Menutup perbincangannya, Hery Sarmanto yang berniat maju dalam pencalonan sebagai anggota DPR RI mengatakan,saya tidak pernah tertarik politik pada awalnya, tetapi sebagai praktisi pertanahan yang selalu berinteraksi dengan birokrasi pertanahan.

“Dalam hal ini Badan Pertanahan Nasional (BPN) masih ada terjadi hal-hal yang seharusnya tidak terjadi pada zaman sekarang ini, dengan adanya oknum-oknum tersebut dan terus berlangsung hingga selalu berbenturan,” tambahnya

Menurutnya intrik-intrik untuk kepentingan kepentingan pribadi dalam birokrasi pertanahan sontak membuat saya untuk mengatakan yang sebenarnya dengan tujuan untuk membenahi hal ini.
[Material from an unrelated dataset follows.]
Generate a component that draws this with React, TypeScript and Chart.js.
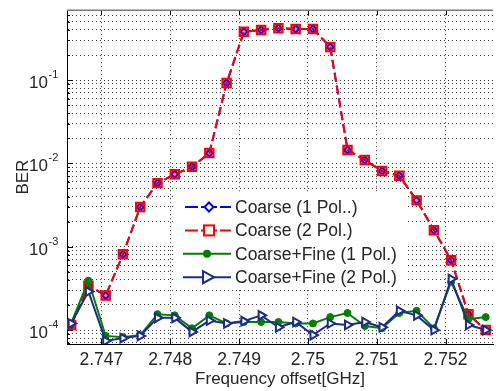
import React, { useEffect, useRef } from 'react';
import { Chart, registerables } from 'chart.js';

Chart.register(...registerables);

// ---- data ----
const FREQ_GHZ = [
  2.74656, 2.746811, 2.747062, 2.747313, 2.747564, 2.747815, 2.748066, 2.748317,
  2.748568, 2.748819, 2.74907, 2.749321, 2.749572, 2.749823, 2.750074, 2.750325,
  2.750576, 2.750827, 2.751078, 2.751329, 2.75158, 2.751831, 2.752082, 2.752333, 2.752584,
];

const COARSE_1POL = [
  1.15e-4, 3.4e-4, 2.6e-4, 8.1e-4, 3.0e-3, 5.8e-3, 7.4e-3, 9.1e-3, 1.33e-2, 9.2e-2,
  0.38, 0.40, 0.42, 0.41, 0.41, 0.25, 1.45e-2, 1.1e-2, 8.1e-3, 7.1e-3, 3.6e-3, 1.58e-3,
  6.9e-4, 1.55e-4, 1.0e-4,
];

const COARSE_2POL = [
  1.15e-4, 3.4e-4, 2.6e-4, 8.1e-4, 3.0e-3, 5.8e-3, 7.4e-3, 9.1e-3, 1.33e-2, 9.2e-2,
  0.38, 0.40, 0.42, 0.41, 0.41, 0.25, 1.45e-2, 1.1e-2, 8.1e-3, 7.1e-3, 3.6e-3, 1.58e-3,
  6.9e-4, 1.55e-4, 1.0e-4,
];

const COARSE_FINE_1POL = [
  1.2e-4, 3.9e-4, 8.5e-5, 8.2e-5, 8.7e-5, 1.55e-4, 1.5e-4, 1.05e-4, 1.5e-4, 1.2e-4,
  1.25e-4, 1.25e-4, 1.25e-4, 1.2e-4, 1.2e-4, 1.43e-4, 1.6e-4, 1.12e-4, 1.05e-4, 1.6e-4,
  1.7e-4, 1.05e-4, 3.8e-4, 1.35e-4, 1.43e-4,
];

const COARSE_FINE_2POL = [
  1.2e-4, 2.9e-4, 7.4e-5, 8.0e-5, 8.5e-5, 1.4e-4, 1.4e-4, 9.5e-5, 1.3e-4, 1.2e-4,
  1.28e-4, 1.5e-4, 1.08e-4, 1.25e-4, 8.7e-5, 1.2e-4, 1.15e-4, 1.25e-4, 1.08e-4, 1.7e-4,
  1.5e-4, 1.0e-4, 4.1e-4, 1.15e-4, 1.0e-4,
];

const SERIES_NAMES = [
  'Coarse (1 Pol..)',
  'Coarse (2 Pol.)',
  'Coarse+Fine (1 Pol.)',
  'Coarse+Fine (2 Pol.)',
];

const X_TICKS = [2.747, 2.748, 2.749, 2.75, 2.751, 2.752];
const X_TICK_LABELS = ['2.747', '2.748', '2.749', '2.75', '2.751', '2.752'];
const Y_MAJOR = [1e-4, 1e-3, 1e-2, 1e-1];
const Y_MAJOR_EXPONENTS = ['-4', '-3', '-2', '-1'];
const Y_DECADES = [-5, -4, -3, -2, -1];
const Y_MANTISSAS = [1, 2, 3, 4, 5, 6, 7, 8, 9];

const X_MIN = 2.7465;
const X_MAX = 2.75269;
const Y_MIN = 6.8e-5;
const Y_MAX = 0.69;

const X_TITLE = 'Frequency offset[GHz]';
const Y_TITLE = 'BER';

// ---- styles ----
const FONT_FAMILY = '"Liberation Sans", Arial, sans-serif';
const TEXT_COLOR = '#262626';
const BLUE = '#0000ff';
const RED = '#ff0000';
const GREEN = '#008000';
const NAVY = '#1c2b8c';

const Y_GRID: number[] = [];
Y_DECADES.forEach((e) => {
  Y_MANTISSAS.forEach((m) => {
    const v = parseFloat((m * Math.pow(10, e)).toPrecision(3));
    if (v > Y_MIN && v < Y_MAX) Y_GRID.push(v);
  });
});

const toPoints = (ys: number[]) => FREQ_GHZ.map((x, i) => ({ x, y: ys[i] }));

function drawMarker(ctx: CanvasRenderingContext2D, kind: string, x: number, y: number) {
  ctx.save();
  ctx.setLineDash([]);
  if (kind === 'diamond') {
    ctx.beginPath();
    ctx.moveTo(x, y - 4.5);
    ctx.lineTo(x + 4.5, y);
    ctx.lineTo(x, y + 4.5);
    ctx.lineTo(x - 4.5, y);
    ctx.closePath();
    ctx.fillStyle = '#ffffff';
    ctx.fill();
    ctx.lineWidth = 2;
    ctx.strokeStyle = BLUE;
    ctx.stroke();
  } else if (kind === 'square') {
    ctx.lineWidth = 2;
    ctx.strokeStyle = RED;
    ctx.fillStyle = '#ffffff';
    ctx.fillRect(x - 5, y - 5, 10, 10);
    ctx.strokeRect(x - 5, y - 5, 10, 10);
  } else if (kind === 'circle') {
    ctx.beginPath();
    ctx.arc(x, y, 4, 0, Math.PI * 2);
    ctx.fillStyle = GREEN;
    ctx.fill();
  } else if (kind === 'triangle') {
    ctx.beginPath();
    ctx.moveTo(x + 7, y);
    ctx.lineTo(x - 4, y - 6);
    ctx.lineTo(x - 4, y + 6);
    ctx.closePath();
    ctx.fillStyle = '#ffffff';
    ctx.fill();
    ctx.lineWidth = 2;
    ctx.strokeStyle = NAVY;
    ctx.stroke();
  }
  ctx.restore();
}

const LEGEND_ROWS = [
  { color: BLUE, dashed: true, marker: 'diamond' },
  { color: RED, dashed: true, marker: 'square' },
  { color: GREEN, dashed: false, marker: 'circle' },
  { color: NAVY, dashed: false, marker: 'triangle' },
];

const decorPlugin = {
  id: 'decor',
  beforeDatasetsDraw(chart: any) {
    const { ctx, chartArea } = chart;
    const xs = chart.scales.x;
    const ys = chart.scales.y;
    ctx.save();
    ctx.strokeStyle = '#000000';
    ctx.lineWidth = 1;
    ctx.setLineDash([]);
    X_TICKS.forEach((v) => {
      const px = Math.round(xs.getPixelForValue(v)) + 0.5;
      ctx.beginPath();
      ctx.moveTo(px, chartArea.bottom);
      ctx.lineTo(px, chartArea.bottom - 5);
      ctx.moveTo(px, chartArea.top);
      ctx.lineTo(px, chartArea.top + 5);
      ctx.stroke();
    });
    Y_GRID.forEach((v) => {
      const py = Math.round(ys.getPixelForValue(v)) + 0.5;
      const major = Y_MAJOR.some((m) => Math.abs(m - v) / m < 1e-6);
      ctx.beginPath();
      ctx.moveTo(chartArea.left, py);
      ctx.lineTo(chartArea.left + (major ? 6 : 3), py);
      ctx.stroke();
    });
    ctx.strokeStyle = '#7a7a7a';
    ctx.lineWidth = 1.5;
    ctx.beginPath();
    ctx.moveTo(chartArea.left, chartArea.top);
    ctx.lineTo(chartArea.right, chartArea.top);
    ctx.stroke();
    ctx.restore();
  },
  afterDraw(chart: any) {
    const { ctx } = chart;
    const ys = chart.scales.y;
    ctx.save();
    ctx.fillStyle = TEXT_COLOR;
    Y_MAJOR.forEach((v, i) => {
      const py = ys.getPixelForValue(v);
      ctx.textBaseline = 'alphabetic';
      ctx.textAlign = 'right';
      ctx.font = `17px ${FONT_FAMILY}`;
      ctx.fillText('10', 48, py + 8);
      ctx.textAlign = 'left';
      ctx.font = `11px ${FONT_FAMILY}`;
      ctx.fillText(Y_MAJOR_EXPONENTS[i], 48.5, py - 2);
    });

    const boxX = 174;
    const boxY = 193;
    ctx.fillStyle = '#ffffff';
    ctx.fillRect(boxX, boxY, 232, 97);
    LEGEND_ROWS.forEach((row, i) => {
      const y = 207 + i * 23.4;
      ctx.strokeStyle = row.color;
      ctx.lineWidth = 2;
      ctx.setLineDash([]);
      ctx.beginPath();
      if (row.dashed) {
        ctx.moveTo(185, y);
        ctx.lineTo(198, y);
        ctx.moveTo(201, y);
        ctx.lineTo(217, y);
        ctx.moveTo(220, y);
        ctx.lineTo(231, y);
      } else {
        ctx.moveTo(183, y);
        ctx.lineTo(231, y);
      }
      ctx.stroke();
      drawMarker(ctx, row.marker, row.marker === 'triangle' || row.marker === 'circle' ? 207 : 209, y);
      ctx.fillStyle = TEXT_COLOR;
      ctx.font = `17.5px ${FONT_FAMILY}`;
      ctx.textAlign = 'left';
      ctx.textBaseline = 'middle';
      ctx.fillText(SERIES_NAMES[i], 235, y + 1);
    });
    ctx.restore();
  },
};

export default function App() {
  const canvasRef = useRef<HTMLCanvasElement | null>(null);

  useEffect(() => {
    const canvas = canvasRef.current;
    if (!canvas) return;
    const chart = new Chart(canvas, {
      type: 'line',
      data: {
        datasets: [
          {
            label: SERIES_NAMES[0],
            data: toPoints(COARSE_1POL),
            borderColor: BLUE,
            borderWidth: 2,
            borderDash: [9, 4],
            pointStyle: 'rectRot',
            pointRadius: 3.5,
            pointBorderWidth: 2,
            pointBorderColor: BLUE,
            pointBackgroundColor: '#ffffff',
            order: 3,
          },
          {
            label: SERIES_NAMES[1],
            data: toPoints(COARSE_2POL),
            borderColor: RED,
            borderWidth: 2,
            borderDash: [9, 4],
            pointStyle: 'rect',
            pointRadius: 6,
            pointBorderWidth: 2,
            pointBorderColor: RED,
            pointBackgroundColor: 'rgba(110,0,130,0.45)',
            order: 2,
          },
          {
            label: SERIES_NAMES[2],
            data: toPoints(COARSE_FINE_1POL),
            borderColor: GREEN,
            borderWidth: 2,
            pointStyle: 'circle',
            pointRadius: 3.5,
            pointBorderWidth: 1,
            pointBorderColor: GREEN,
            pointBackgroundColor: GREEN,
            order: 1,
          },
          {
            label: SERIES_NAMES[3],
            data: toPoints(COARSE_FINE_2POL),
            borderColor: NAVY,
            borderWidth: 2,
            pointStyle: 'triangle',
            pointRotation: 90,
            pointRadius: 5,
            pointBorderWidth: 2,
            pointBorderColor: NAVY,
            pointBackgroundColor: '#ffffff',
            order: 0,
          },
        ],
      },
      options: {
        animation: false,
        responsive: false,
        maintainAspectRatio: false,
        layout: { padding: { top: 10, left: 0, right: 0, bottom: 0 } },
        plugins: {
          legend: { display: false },
          tooltip: { enabled: false },
        },
        scales: {
          x: {
            type: 'linear',
            min: X_MIN,
            max: X_MAX,
            afterBuildTicks: (scale: any) => {
              scale.ticks = X_TICKS.map((v) => ({ value: v }));
            },
            afterFit: (scale: any) => {
              scale.height = 47;
            },
            ticks: {
              callback: (v: any) => {
                const i = X_TICKS.findIndex((t) => Math.abs(t - Number(v)) < 1e-9);
                return i >= 0 ? X_TICK_LABELS[i] : '';
              },
              maxRotation: 0,
              autoSkip: false,
              padding: 6,
              color: TEXT_COLOR,
              font: { family: FONT_FAMILY, size: 17.5 },
            },
            grid: { color: '#3a3a3a', lineWidth: 1, drawTicks: false },
            border: { display: true, color: '#000000', width: 1, dash: [1, 3] },
            title: {
              display: true,
              text: X_TITLE,
              color: TEXT_COLOR,
              font: { family: FONT_FAMILY, size: 17 },
              padding: { top: 0, bottom: 1 },
            },
          },
          y: {
            type: 'logarithmic',
            min: Y_MIN,
            max: Y_MAX,
            afterBuildTicks: (scale: any) => {
              scale.ticks = Y_GRID.map((v) => ({ value: v }));
            },
            afterFit: (scale: any) => {
              scale.width = 67;
            },
            ticks: {
              callback: () => '',
              autoSkip: false,
              padding: 0,
              font: { family: FONT_FAMILY, size: 17 },
            },
            grid: { color: '#3a3a3a', lineWidth: 1, drawTicks: false },
            border: { display: true, color: '#000000', width: 1, dash: [1, 3] },
            title: {
              display: true,
              text: Y_TITLE,
              color: TEXT_COLOR,
              font: { family: FONT_FAMILY, size: 17 },
              padding: { top: 13, bottom: 0 },
            },
          },
        },
      } as any,
      plugins: [decorPlugin],
    });
    return () => chart.destroy();
  }, []);

  return (
    <div style={{ position: 'absolute', left: 0, top: 0, width: 501, height: 391, background: '#ffffff' }}>
      <canvas ref={canvasRef} width={501} height={391} style={{ display: 'block', width: 501, height: 391 }} />
    </div>
  );
}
“Lembaga legislatif dalam hal ini DPR RI memiliki fungsi sebagai pembuat Undang-Undang bersama pemerintah,pengawasan dan budgeting (pengaturan anggaran) inilah yang akan mengawal terutama pada isu pertanahan untuk kepentingan masyarakat, jelas saya tidak mencari materi untuk niat menjadi legislator,saya sudah berada di zona nyaman, tidak ada maksud yang lain.”tegasnya.